2. Les « effets pervers » d'une politique excessivement centrée sur la prévention secondaire
Traditionnellement, en matière de lutte contre la
drogue,
sont distinguées la prévention primaire et la prévention
secondaire. La première s'adresse aux personnes ne consommant pas de
drogues et vise à les dissuader de devenir usagers. La seconde s'adresse
aux personnes utilisant des produits stupéfiants, de façon plus
ou moins intense, et cherche à réduire, ou mieux, à
supprimer leur comportement addictif.
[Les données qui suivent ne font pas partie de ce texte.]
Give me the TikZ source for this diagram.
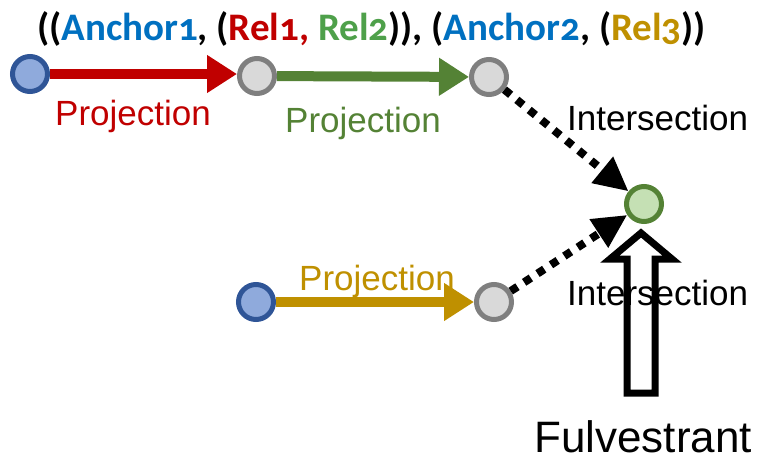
\documentclass[tikz,border=0pt]{standalone}
\usepackage{fontspec}
\setmainfont{Liberation Sans}
\newfontfamily\titlefont[Numbers=OldStyle]{Carlito}
\usetikzlibrary{arrows.meta}
\definecolor{nblue}{HTML}{8FAADC}
\definecolor{nblueD}{HTML}{2F5597}
\definecolor{ngray}{HTML}{D9D9D9}
\definecolor{ngrayD}{HTML}{7F7F7F}
\definecolor{ngreen}{HTML}{C5E0B4}
\definecolor{ngreenD}{HTML}{548235}
\definecolor{cred}{HTML}{C00000}
\definecolor{cgreen}{HTML}{548235}
\definecolor{cgold}{HTML}{BF9000}
\definecolor{tblue}{HTML}{0070C0}
\definecolor{tgreen}{HTML}{4EA04A}
\begin{document}
\begin{tikzpicture}[x=1pt,y=-1pt,
  ent/.style={circle,minimum size=35pt,inner sep=0pt,line width=5pt},
  anchorent/.style={ent,draw=nblueD,fill=nblue},
  varent/.style={ent,draw=ngrayD,fill=ngray},
  targetent/.style={ent,draw=ngreenD,fill=ngreen},
  proj/.style={line width=10pt,-{Triangle[length=30pt,width=36pt]}},
  inter/.style={line width=8pt,dash pattern=on 8pt off 8pt,-{Triangle[length=34pt,width=32pt]}},
  lbl/.style={anchor=base west,inner sep=0pt,font=\fontsize{35}{42}\selectfont},
]
\useasboundingbox (0,0) rectangle (773,459);

% title
\node[anchor=base west,inner sep=0pt,font=\titlefont\bfseries\fontsize{39}{46}\selectfont] (title) at (37,40)
 {((\textcolor{tblue}{Anchor1}, (\textcolor{cred}{Rel1,} \textcolor{tgreen}{Rel2})), (\textcolor{tblue}{Anchor2}, (\textcolor{cgold}{Rel3}))};

% nodes
\node[anchorent] (a1) at (30,74) {};
\node[varent] (v1) at (257,76) {};
\node[varent] (v2) at (489,77) {};
\node[targetent] (t) at (644,204) {};
\node[anchorent] (a2) at (256,302) {};
\node[varent] (v3) at (494,302) {};

% edges
\draw[proj,cred] (a1.east) -- (a1.east -| v1.west);
\draw[proj,cgreen] (v1) -- (v2);
\draw[proj,cgold] (a2) -- (v3);
\draw[inter] (v2) -- (t);
\draw[inter] (v3) -- (t);

% hollow arrow
\draw[line width=7pt,fill=white,line join=miter] (641,233) -- (672,259) -- (655,259) -- (655,393) -- (627,393) -- (627,259) -- (610,259) -- cycle;

% labels
\node[lbl,text=cred] (p1) at (55,125) {Projection};
\node[lbl,text=cgreen] (p2) at (285,132) {Projection};
\node[lbl,text=cgold] (p3) at (299,290) {Projection};
\node[lbl] (i1) at (567,130) {Intersection};
\node[lbl] (i2) at (567,305) {Intersection};
\node[anchor=base west,inner sep=0pt,font=\fontsize{44}{52}\selectfont] (drug) at (534,452) {Fulvestrant};
\end{tikzpicture}
\end{document}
Les deux types de prévention, dont
les publics et les objectifs diffèrent, doivent normalement être
menées de façon simultanée et équilibrée.
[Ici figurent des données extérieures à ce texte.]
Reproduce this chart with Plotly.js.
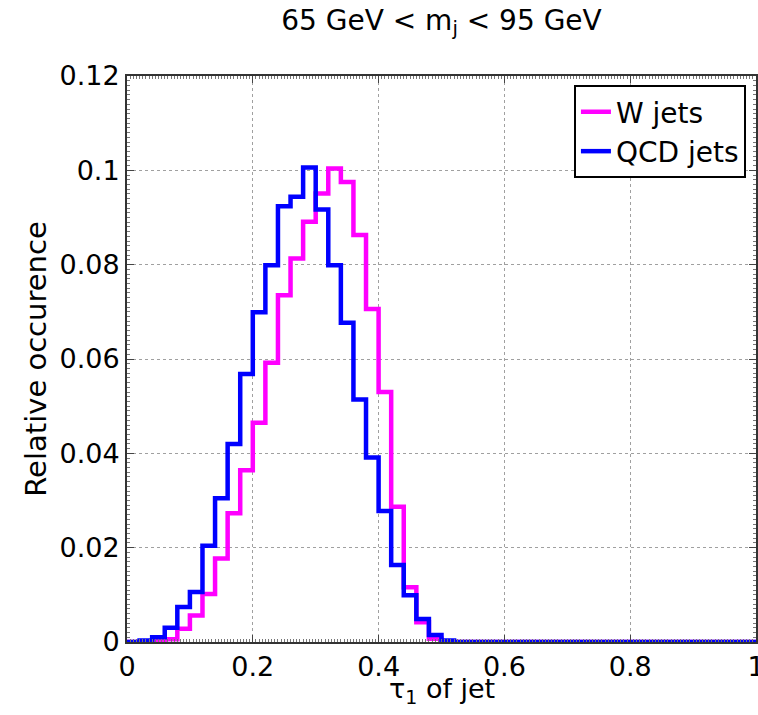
<!DOCTYPE html>
<html>
<head>
<meta charset="utf-8">
<script src="https://cdn.plot.ly/plotly-3.0.1.min.js"></script>
<style>html,body{margin:0;padding:0;background:#fff}#chart{width:758px;height:715px}</style>
</head>
<body>
<div id="chart"></div>
<script>
// Bin edges (0.02 wide bins, 0..1)
const binEdges = [0.00,0.02,0.04,0.06,0.08,0.10,0.12,0.14,0.16,0.18,
                  0.20,0.22,0.24,0.26,0.28,0.30,0.32,0.34,0.36,0.38,
                  0.40,0.42,0.44,0.46,0.48,0.50,0.52,0.54,0.56,0.58,
                  0.60,0.62,0.64,0.66,0.68,0.70,0.72,0.74,0.76,0.78,
                  0.80,0.82,0.84,0.86,0.88,0.90,0.92,0.94,0.96,0.98,1.00];
// Relative occurrence per bin
const wJets = [0,0,0.0002,0.0006,0.0028,0.0056,0.0102,0.0177,0.0273,0.0364,
               0.0465,0.0592,0.0735,0.0813,0.0891,0.0951,0.1004,0.0975,0.0863,0.0706,
               0.0530,0.0287,0.0116,0.0042,0.0007,0,0,0,0,0,
               0,0,0,0,0,0,0,0,0,0,
               0,0,0,0,0,0,0,0,0,0];
const qcdJets = [0,0.0003,0.0010,0.0030,0.0074,0.0106,0.0204,0.0305,0.0420,0.0568,
                 0.0699,0.0799,0.0924,0.0944,0.1006,0.0917,0.0799,0.0677,0.0514,0.0391,
                 0.0278,0.0163,0.0099,0.0049,0.0015,0.0003,0,0,0,0,
                 0,0,0,0,0,0,0,0,0,0,
                 0,0,0,0,0,0,0,0,0,0];
const seriesNames = ['W jets','QCD jets'];
const seriesColors = ['#ff00ff','#0000ff'];

function stairs(vals){ return vals.concat([vals[vals.length-1]]); }

const traces = [wJets, qcdJets].map((v,i)=>({
  x: binEdges, y: stairs(v), type:'scatter', mode:'lines',
  line:{shape:'hv', color:seriesColors[i], width:4.5},
  name: seriesNames[i]
}));

const FAM = 'DejaVu Sans, Verdana, sans-serif';
function f(size){ return {family:FAM, size:size, color:'#000'}; }

const axisCommon = {
  showline:true, linecolor:'#333', linewidth:2, mirror:'allticks',
  ticks:'inside', ticklen:7, tickcolor:'#444', tickwidth:1,
  showgrid:true, gridcolor:'#a0a0a0', griddash:'dot', gridwidth:1,
  zeroline:false, tickfont:f(27), ticklabeloverflow:'allow', tickformat:'~g'
};

const layout = {
  width:758, height:715,
  margin:{l:127, r:2, t:76, b:73},
  paper_bgcolor:'#fff', plot_bgcolor:'#fff',
  font: f(26),
  title:{text:'65 GeV &lt; m<sub>j</sub> &lt; 95 GeV', x:0.5, xref:'paper', xanchor:'center',
         y:0.986, yanchor:'top', font:f(28)},
  xaxis:Object.assign({}, axisCommon, {range:[0,1], dtick:0.2, tick0:0,
    minor:{dtick:0.005, ticks:'inside', ticklen:3, tickcolor:'#777', showgrid:false}}),
  yaxis:Object.assign({}, axisCommon, {range:[0,0.12], dtick:0.02, tick0:0,
    minor:{dtick:0.001, ticks:'inside', ticklen:3, tickcolor:'#777', showgrid:false},
    title:{text:'Relative occurence', standoff:4, font:f(29)}}),
  annotations:[{text:'τ<sub>1</sub> of jet', xref:'paper', yref:'paper',
    x:0.5, y:-0.086, xanchor:'center', yanchor:'middle', showarrow:false, font:f(27)}],
  legend:{x:0.984, xanchor:'right', y:0.984, yanchor:'top',
    bgcolor:'#fff', bordercolor:'#000', borderwidth:2,
    font:f(28), tracegroupgap:0, itemwidth:30},
  showlegend:true
};
Plotly.newPlot('chart', traces, layout, {displayModeBar:false, staticPlot:true});
</script>
</body>
</html>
Or, il apparaît que la politique de prévention de la MILDT s'est
excessivement focalisée sur la prévention secondaire, au point de
considérer comme acquise l'idée qu'existe une consommation et
que les pouvoirs publics ne peuvent espérer l'éradiquer, mais
tout juste la contenir,
ou plutôt en limiter les effets
« collatéraux ». C'est en tout cas le message que
véhicule l'expression utilisée par Mme Nicole Maestracci
lors de son arrivée à la tête de la structure
interministérielle en 1998 selon laquelle «
une
société sans drogue, ça n'existe pas
», ce
dont elle tire comme conséquence que «
l'objectif de la
politique publique dans le domaine des drogues est de réduire les
dommages sanitaires et sociaux liés à l'usage des
drogues
».
Si cet objectif est louable et nécessaire, il ne doit pas pour autant
conduire à négliger la prévention primaire, dont la
population cible est quantitativement et qualitativement essentielle
puisqu'elle concerne l'ensemble des non consommateurs de drogues illicites (qui
constituent tout de même plus de 90 % de la population) et surtout
la majeure partie de la jeunesse.
La réduction des risques est une
composante, certes importante, mais non unique, de la politique de lutte contre
la drogue
; elle doit prendre en son sein la place aux
côtés d'autres instruments et approches tout aussi fondamentaux,
concernant aussi bien les stratégies de réduction de l'offre que
les stratégies de réduction de la demande. C'est là un
élément qu'a clairement souligné M. Philip Emafo,
président de l'OICS, lors de l'entretien qu'a eu avec lui la
délégation sénatoriale dans le cadre de son
déplacement à Vienne.
Or, la politique de réduction des risques a monopolisé le
terrain de la lutte contre la drogue, ce qui a eu pour effet de sensibiliser
une partie de l'opinion publique à l'idée que l'existence de la
drogue était incontournable et qu'il fallait en conséquence se
résoudre à la gérer.
« Force est de
constater que le discours officiel, institutionnel, a entraîné une
grande confusion dans les esprits, notamment en détournant (...) la
notion de prévention des risques »
a affirmé le
ministre de l'intérieur M. Nicolas Sarkozy lors de son audition par
la commission. Ajoutant qu'elle constituait
« une politique utile
et justifiée dès que la santé et bien sûr la vie des
usagers est susceptible d'être mise en cause »,
le ministre
a appelé à
« veiller à ce que cette politique
réaliste ne soit pas dévoyée à d'autres
fins ».
De son côté, le ministre de la santé,
M. Jean-François Mattéi, a déclaré à la
commission que les progrès indéniables accomplis dans le domaine
de la prévention secondaire
« ont peut-être
masqué un constat qui s'impose aujourd'hui : la prévention
primaire reste le maillon faible de notre système sanitaire ».
« Ne nous trompons pas
, a t-il ajouté,
réduire
les dommages liés à la consommation de drogues n'est pas
prévenir la consommation elle-même ».